SADC has failed to respond adequately to disasters
AS SOUTH Africa picks up the pieces and channels efforts towards rebuilding its floods-hit KwaZulu-Natal province, the regional organisation the SADC is nowhere to be seen.
In early 2021, SADC leaders instructed the organisation’s officials to create a natural disaster relief agency, to be called the Humanitarian and Emergency Operations Centre (SHOC) and headquartered in Nampula, Mozambique. The SHOC’s role would be to co-ordinate a regional response to natural disasters such as cyclones, flooding, and droughts.
Aside from the above, another (unspoken) reason for establishing the SHOC is to overhaul the existing SADC natural disaster response mechanism, which has proven exceedingly ineffective.
As the phenomenon of climate change becomes increasingly real, SADC countries like Madagascar, Mozambique and South Africa have experienced occasional extreme weather, claiming hundreds of lives and leaving devastating impacts behind.

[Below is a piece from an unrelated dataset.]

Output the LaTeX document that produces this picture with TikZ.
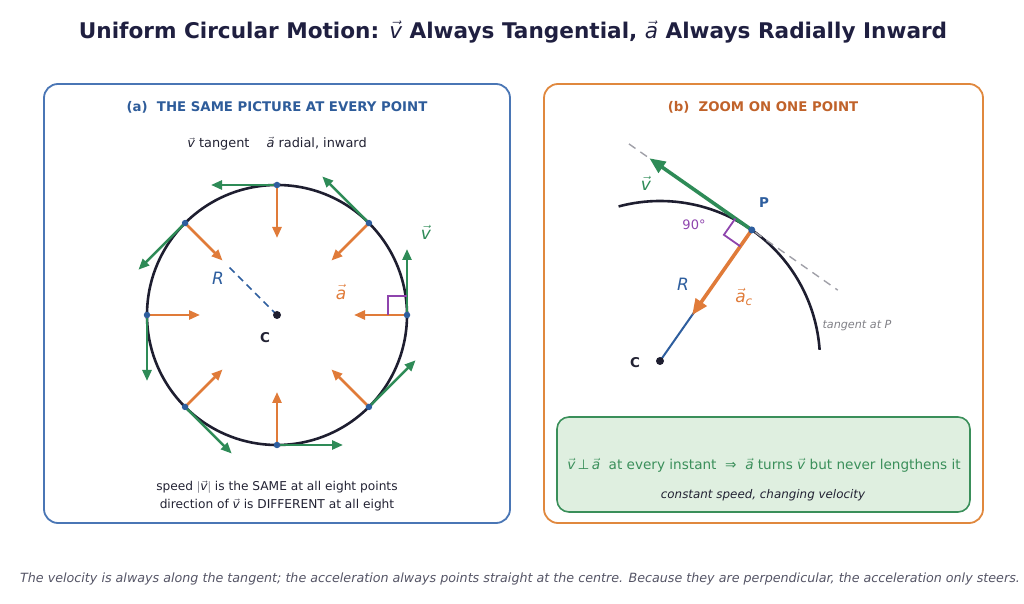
\documentclass[tikz,border=0pt]{standalone}
\usepackage{fontspec}
\setmainfont{DejaVu Sans}
\usepackage{amsmath}
\usetikzlibrary{arrows.meta,calc}
\definecolor{titlec}{HTML}{1F1F40}
\definecolor{pblue}{HTML}{4A76B5}
\definecolor{hblue}{HTML}{2E5C9A}
\definecolor{porange}{HTML}{E0883E}
\definecolor{horange}{HTML}{C0622A}
\definecolor{vgreen}{HTML}{2E8B57}
\definecolor{aorange}{HTML}{E07B39}
\definecolor{circc}{HTML}{1E1E30}
\definecolor{dotblue}{HTML}{2E5E9E}
\definecolor{rpurple}{HTML}{8E44AD}
\definecolor{tgray}{HTML}{A0A0A8}
\definecolor{boxfill}{HTML}{DFEFE0}
\definecolor{boxgreen}{HTML}{3A8F5A}
\definecolor{capgray}{HTML}{555566}
\definecolor{textdark}{HTML}{222233}
\newcommand\vv[1]{\ensuremath{\vec{\text{\normalfont\itshape #1}}}}
\tikzset{
  panel/.style={rounded corners=14pt, line width=1.8pt},
  vel/.style={draw=vgreen, line width=2.6pt, -{Triangle[length=11pt,width=9pt]}},
  acc/.style={draw=aorange, line width=2.6pt, -{Triangle[length=11pt,width=9pt]}},
  bvel/.style={draw=vgreen, line width=3.6pt, -{Triangle[length=16pt,width=13pt]}},
  bacc/.style={draw=aorange, line width=3.6pt, -{Triangle[length=16pt,width=13pt]}},
  ptdot/.style={circle, fill=dotblue, inner sep=0pt, minimum size=6.5pt},
  cdot/.style={circle, fill=circc, inner sep=0pt, minimum size=8pt},
  rmark/.style={draw=rpurple, line width=1.8pt},
  lbl/.style={inner sep=0pt, font=\fontsize{17}{19}\selectfont},
}
\begin{document}
\begin{tikzpicture}[x=1pt,y=1pt]
\useasboundingbox (0,0) rectangle (1024,604);
% title
\node[text=titlec, font=\fontsize{21.6}{25}\selectfont\bfseries] (title) at (513,572)
  {Uniform Circular Motion: \vv{v} Always Tangential, \vv{a} Always Radially Inward};
% panels
\draw[panel, draw=pblue] (44,520) rectangle (510,81);
\draw[panel, draw=porange] (544,520) rectangle (983,81);
\node[text=hblue, font=\fontsize{13.3}{15}\selectfont\bfseries] (ha) at (277,497) {(a)\ \ THE SAME PICTURE AT EVERY POINT};
\node[text=horange, font=\fontsize{13.3}{15}\selectfont\bfseries] (hb) at (763,497) {(b)\ \ ZOOM ON ONE POINT};
\node[text=textdark, font=\fontsize{12.9}{15}\selectfont] (sub) at (277,460) {\vv{v} tangent\quad\ \vv{a} radial, inward};
% ---------- panel (a)
\coordinate (C) at (277,289);
\draw[circc, line width=2.6pt] (C) circle[radius=130];
\coordinate (Rend) at ($(C)+(135:70)$);
\draw[dotblue, line width=1.6pt, dash pattern=on 7pt off 5pt] (C) -- (Rend);
\foreach \k in {0,...,7} {
  \pgfmathsetmacro\ang{45*\k}
  \coordinate (p\k) at ($(C)+(\ang:130)$);
  \coordinate (v\k) at ($(p\k)+(\ang+90:66)$);
  \coordinate (a\k) at ($(p\k)+(\ang+180:53)$);
  \draw[acc] (p\k) -- (a\k);
  \draw[vel] (p\k) -- (v\k);
}
\draw[rmark] ($(p0)+(-19,0)$) -- ($(p0)+(-19,19)$) -- ($(p0)+(0,19)$);
\foreach \k in {0,...,7} { \node[ptdot] (d\k) at (p\k) {}; }
\node[cdot] (cd) at (C) {};
\node[font=\fontsize{13.5}{15}\selectfont\bfseries, text=textdark] (Clab) at (265,266) {C};
\node[lbl, text=dotblue] (Rlab) at (218,326) {\textit{R}};
\node[lbl, text=aorange] (alab) at (341,312) {\vv{a}};
\node[lbl, text=vgreen] (vlab) at (426,372) {\vv{v}};
\node[text=textdark, font=\fontsize{12.2}{14}\selectfont] (b1) at (277,117) {speed $|$\vv{v}$|$ is the SAME at all eight points};
\node[text=textdark, font=\fontsize{12.2}{14}\selectfont] (b2) at (277,99) {direction of \vv{v} is DIFFERENT at all eight};
% ---------- panel (b)
\coordinate (CB) at (660,243);
\draw[circc, line width=2.6pt] ($(CB)+(105:160)$) arc[start angle=105, end angle=4, radius=160];
\coordinate (P) at ($(CB)+(55:160)$);
\coordinate (T1) at ($(P)+(145:150)$);
\coordinate (T2) at ($(P)+(-35:105)$);
\draw[tgray, line width=1.4pt, dash pattern=on 8pt off 6pt] (T1) -- (T2);
\draw[dotblue, line width=2pt] (CB) -- (P);
\coordinate (VT) at ($(P)+(145:125)$);
\coordinate (AT) at ($(P)+(235:104)$);
\draw[bvel] (P) -- (VT);
\draw[bacc] (P) -- (AT);
\draw[rmark] ($(P)+(145:20)$) -- ($(P)+(145:20)+(235:20)$) -- ($(P)+(235:20)$);
\node[ptdot, minimum size=7pt] (Pd) at (P) {};
\node[cdot] (CBd) at (CB) {};
\node[font=\fontsize{13.5}{15}\selectfont\bfseries, text=textdark] (CBlab) at (635,241) {C};
\node[font=\fontsize{13.5}{15}\selectfont\bfseries, text=dotblue] (Plab) at (764,401) {P};
\node[font=\fontsize{13}{15}\selectfont, text=rpurple] (deg) at (694,379) {90°};
\node[lbl, text=vgreen] (vb) at (646,421) {\vv{v}};
\node[lbl, text=dotblue] (Rb) at (683,320) {\textit{R}};
\node[lbl, text=aorange] (ab) at (744,307) {\ensuremath{\vec{\text{\normalfont\itshape a}}_{\text{\normalfont\itshape c}}}};
\node[text=tgray!80!black, font=\fontsize{11.2}{13}\selectfont\itshape] (tlab) at (857,278) {tangent at P};
% green box
\draw[rounded corners=12pt, line width=1.6pt, draw=boxgreen, fill=boxfill] (557,187) rectangle (970,92);
\node[text=boxgreen, font=\fontsize{13.6}{16}\selectfont] (g1) at (764,139)
  {\vv{v}\,⊥\,\vv{a}\ \ at every instant\ \ ⇒\ \ \vv{a} turns \vv{v} but never lengthens it};
\node[text=textdark, font=\fontsize{11.9}{14}\selectfont\itshape] (g2) at (763,109) {constant speed, changing velocity};
% caption
\node[text=capgray, font=\fontsize{12.7}{14}\selectfont\itshape] (cap) at (520,25)
  {The velocity is always along the tangent; the acceleration always points straight at the centre. Because they are perpendicular, the acceleration only steers.};
\end{tikzpicture}
\end{document}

Droughts and floods have occurred with alarming frequency and increased destructiveness in the region since 2000, pointing to a situation of climate change.
While the AU donated about R2.3 million to humanitarian relief efforts in the flood-battered KZN, the SADC has yet to provide relief aid.
South Africa is not the only country that is becoming more vulnerable to adverse weather due to climate change. Mozambique has experienced a recurrence of devastating storms and flooding emanating from cyclones, with many people killed in 2019, 2021 and 2022. In 2021, the Mozambican President, Filipe Nyusi,noted that the country had lost over $150 million (about R2.5 billion) to these weather disasters.
Equally, Malawi and Zimbabwe have been severely affected by cyclones in the recent past, impacting hundreds of thousands of people.
In fact, these natural disasters have the propensity of wreaking havoc in more than one country once they strike in the region.
The effects of natural disasters are often wide-ranging and heart-wrenchingly catastrophic. On the one hand, droughts destroy crops and livestock, curtailing harvest, and usually last for a succession of years.
As the supply of food becomes unstable as a result of the scarcity generated by droughts, the prices of foodstuffs inevitably skyrocket. Obviously, this creates a food security crisis, and in certain circumstances, famine and malnutrition may follow.
On the other hand, floods wipe out social and economic infrastructure, destroying homes, roads and even commercial entities; the damage in this category in KZN is estimated at about R20bn
. People are also killed in the process, as was the case in KZN, where more than 400 people perished in the April 2022 flooding.
This makes the SHOC a crucial initiative since the recurrent disasters necessitate a co-ordinated response from a regional level. Civil society organisations (CSOs) should be an integral part of this SADC initiative, given their intimate involvement with the grass roots.
The role that the SHOC can fulfil becomes even more urgent and pivotal, considering that governments appear unable to respond with the requisite swiftness and effectiveness. In the absence of an efficacious response from the SADC and governments, vulnerable people are looking to CSOs to fill the void.
Specifically, this was demonstrated in the amount of faith afforded to these organisations by the affected people in response to the KZN floods; for instance, the Gift of the Givers facilitated streams of donations from several sources that trusted the organisation to assist those devastated by the floods.
However, this involvement does not absolve the SADC and governments of their responsibility to take the lead in managing natural disasters. Instead, the SADC, governments and CSOs should work together, and by so doing, the positive cumulative impact of their intervention will multiply.
As people are increasingly losing faith in government institutions, working with these organisations will be in the best interest of the SADC and governments in restoring this faith.
But with some countries in the region so poor that a significant share of their national budgets is financed by foreign donors, the SHOC would be an important mechanism for responding to natural disasters, with costs of operation carried at the regional level and not the domestic level.